Astrée, je me sens si reconnaissant de chaque nuit et chaque jour passés avec toi, si reconnaissant d’avoir connu un véritable amour avant que le monde s’effondre. J’ai trouvé dans tes bras de la paix et j’espère que tu la ressentiras en te souvenant. Mais que la nostalgie ne prenne jamais le pas sur la joie — qu’elle l’accompagne, plutôt.
Bonne route vers le nouveau monde.
Je t’aime,
Paul
Franchement je ne m'attendais pas à être autant embarqué dans ce chapitre avec un personnage que l'on ne connait pas !
La narration est parfaitement maîtrisée ! J'ai trouvé que dans ce chapitre, ton écriture avait vraiment des accents lyriques voire magique ! J'ai été emportée <3
Ce chapitre est parfait là où tu l'as placé, il donne de la profondeur à ton monde mais aussi une plus grande maturité à l'histoire ! On saisit les nombreuses questions qui t'animent et on se pose aussi pleins de questions : qui est Paul ? Astrée ? Que sont-ils devenus ? ( j'adore le prénom Astrée, j'ai nommé aussi un perso ainsi dans ma dystopie).

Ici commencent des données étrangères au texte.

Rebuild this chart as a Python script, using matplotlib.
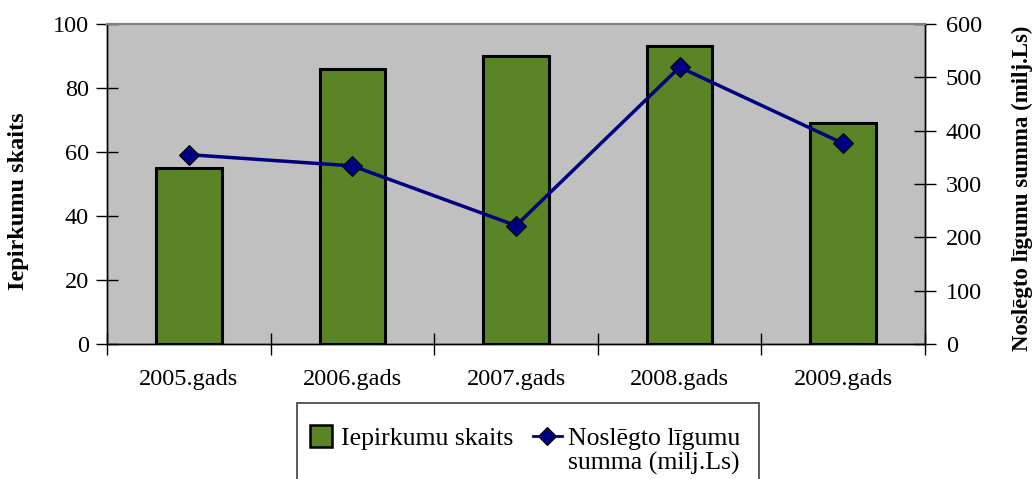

Le format de lettre rend l'apport sur le monde original et cela nous "rapproche" de ton monde. Dans le sens, que ton personnage nous parait vraiment vivre à notre époque tant ses pensées paraissent familières.
Franchement, bravo <3
Je file lire la suite. J'espère qu'on en apprendra plus sur Astrée et Paul <3
J'aime beaucoup aussi tu fais évoluer la relation des personnages entre eux tout au long de la lettre. Il y avait pleins de beaux passages <3
(C'est mon chapitre préféré, mais chuuuuut, faut le dire à personne. Je le relis parfois, genre pour zéro raison.)

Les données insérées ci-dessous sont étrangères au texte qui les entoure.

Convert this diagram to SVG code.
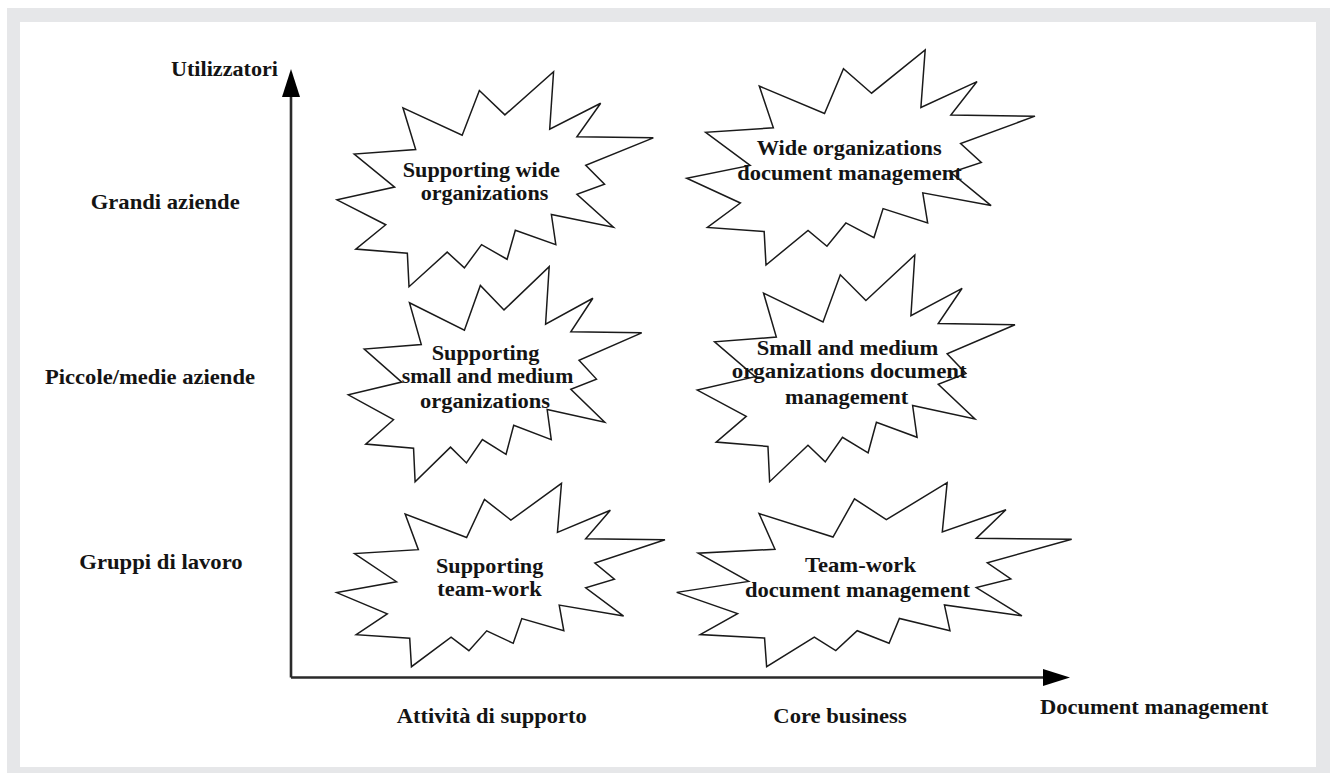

Trop drôle que t'aies aussi un personnage appelé Astrée. Je farfouillais dans la mythologie grecque, et pouf.
<3
C'est une lettre à coeur ouvert assez touchante et en même temps assez glaçante.
Je trouve que c'est une bonne façon d'ammener à découvrir qui est Astrée, du point de vue de Paul ça permet de l'humanisé un peu et pourtant elle fait quand même froid dans le dos. "Vous refusez d'admettre la réalité." la façon dont elle dit ça lors qu'elle même nit une partie de la réalité, ou peut-être que c'est volontairement qu'elle ignore une partie des problèmes.
En plus on en découvre un peu plus sur comment on en est arrivé là. J'ai eu l'impression que Paul n'éytais pas vraiment convaincu de faire la bonne chose (devoir choisir, le fait qu'il y aurait une sélection) pour autant il l'a fait, il a jsute obéit. Et c'est réaliste, tellement que c'est pour ça que ça fait froid dans le dos.
Comme toujours c'est un plaisir de te lire.
Je suis d'accord avec toi, je trouve Paul touchant et Astrée glaçante en fait, et oui tu as raison, elle nie plein de choses aussi.
T'as lu "Eichmann à Jérusalem" de Hannah Arendt ? Ça parle de l'obéissance même quand on n'est pas convaincus des ordres. J'ai tellement de thèmes en jeu que parfois j'en oublie certains, et celui-là, c'est vrai qu'il était vraiment important pour moi à certains moments de l'écriture.
Merci beaucoup de ton passage <3
Ha oui la gestion des thèmes, pas toujours simples, du coup encore plus hate de lire la suite vu que tu l'abordes. De rien ^^.